Investment Terms and Conditions

1. Loans will have two-year maturities with no repayment of principal or interest for two years (i.e., a balloon payment of principal and interest is due in 24 months). Pre-payment must be approved by the Fund’s Investment Committee.

2. The interest rate will accrue at an 8% annual rate.

3. The company and its owners must sign a “CT Presence” clause. Failure to maintain a CT presence will require repayment at 1.5 times the outstanding balance. You will be asked to verify residency of management and paid employees prior to funding.

4. If the company is sold prior to the repayment or conversion of the note, repayment of the debt will be at 1.5 times the outstanding balance.

5. The Fund will be granted an option to convert the note into equity in the next equity round of financing of at least $500,000. In the event of an equity round, the Fund can choose to participate and will convert its debt to equity at a 25% discount to the pricing of the equity round.

6. No funds may be used for company expenditures made prior to the investment or for distribution to any founder, principal or owner. This includes repayment of prior loans, capital contributions, investments, or payments or distribution to any founder, principal, or owner of the company.
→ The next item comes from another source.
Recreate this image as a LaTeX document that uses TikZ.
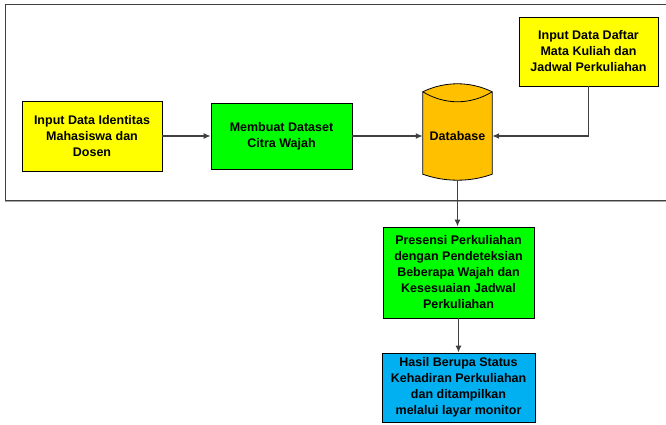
\documentclass[tikz,border=0pt]{standalone}
\usepackage{fontspec}
\setmainfont{Liberation Sans}
\usepackage{tikz}
\usetikzlibrary{calc, arrows.meta}

\definecolor{kuning}{HTML}{FFFF00}
\definecolor{hijau}{HTML}{00FF00}
\definecolor{oranye}{HTML}{FFC000}
\definecolor{biru}{HTML}{00B0F0}
\definecolor{garis}{HTML}{404040}

\begin{document}
\begin{tikzpicture}[x=1pt, y=-1pt, every node/.style={font=\bfseries\fontsize{12.5}{16}\selectfont}]
  % -----------------------------
  % STYLES
  % -----------------------------
  \tikzset{
    proc/.style={draw=black, line width=0.8pt, align=center, inner sep=0pt},
    inbox/.style={proc, fill=kuning},
    gbox/.style={proc, fill=hijau},
    bbox/.style={proc, fill=biru},
    conn/.style={draw=garis, line width=1.3pt, -{Latex[length=7pt, width=6pt]}},
  }

  \useasboundingbox (0,0) rectangle (666,425);

  % -----------------------------
  % OUTER FRAME (input area)
  % -----------------------------
  \draw[gray!70, line width=2pt] (5,201) -- (666,201);
  \draw[garis, line width=1pt] (666,5) -- (5,5) -- (5,200) -- (666,200);

  % -----------------------------
  % INPUT BOXES
  % -----------------------------
  \node[inbox, minimum width=140, minimum height=70] (inIdentitas) at (92,136)
    {Input Data Identitas\\Mahasiswa dan\\Dosen};
  \node[gbox, minimum width=141, minimum height=66] (mkDataset) at (281.5,136)
    {Membuat Dataset\\Citra Wajah};
  \node[inbox, minimum width=139, minimum height=69] (inJadwal) at (588.5,51.5)
    {Input Data Daftar\\Mata Kuliah dan\\Jadwal Perkuliahan};

  % -----------------------------
  % DATABASE (cylinder)
  % -----------------------------
  \node[minimum width=69, minimum height=88, inner sep=0pt] (db) at (457.5,136) {};
  \draw[fill=oranye, line width=0.8pt]
    (db.north west) .. controls ($(db.north west)+(22,-10.7)$) and ($(db.north east)+(-22,-10.7)$) .. (db.north east)
    -- ($(db.south east)+(0,-6)$)
    .. controls ($(db.south east)+(-22,2)$) and ($(db.south west)+(22,2)$) .. ($(db.south west)+(0,-6)$)
    -- cycle;
  \draw[line width=0.8pt]
    (db.north west) .. controls ($(db.north west)+(22,13.3)$) and ($(db.north east)+(-22,13.3)$) .. (db.north east);
  \node at (db.center) {Database};

  % -----------------------------
  % PROCESS + OUTPUT
  % -----------------------------
  \node[gbox, minimum width=151, minimum height=91] (presensi) at (458.5,272.5)
    {Presensi Perkuliahan\\dengan Pendeteksian\\Beberapa Wajah dan\\Kesesuaian Jadwal\\Perkuliahan};
  \node[bbox, minimum width=153, minimum height=69] (hasil) at (458.5,387.5)
    {Hasil Berupa Status\\Kehadiran Perkuliahan\\dan ditampilkan\\melalui layar monitor};

  % -----------------------------
  % CONNECTORS
  % -----------------------------
  \draw[conn] (inIdentitas.east) -- (mkDataset.west);
  \draw[conn] (mkDataset.east) -- (db.west);
  \draw[conn] (inJadwal.south) |- (db.east);
  \draw[conn] (db.south) -- (db.south |- presensi.north);
  \draw[conn] (presensi.south) -- (hasil.north);
\end{tikzpicture}
\end{document}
7. Proceeds are to be used in accordance with agreed upon activities that yield the highest value to the company’s development. For example, funds can be used to pay unaffiliated third parties for startup expenses such as accounting, legal or intellectual property development, prototype development, business plan assistance and development, technology reviews, assessment or development, market analysis or market entry strategy development, and hiring resources, consultants, or employees. The Fund reserves the sole right to approve the use of funds. Allocation of funds are conditional upon compliance with approved milestones and expenses.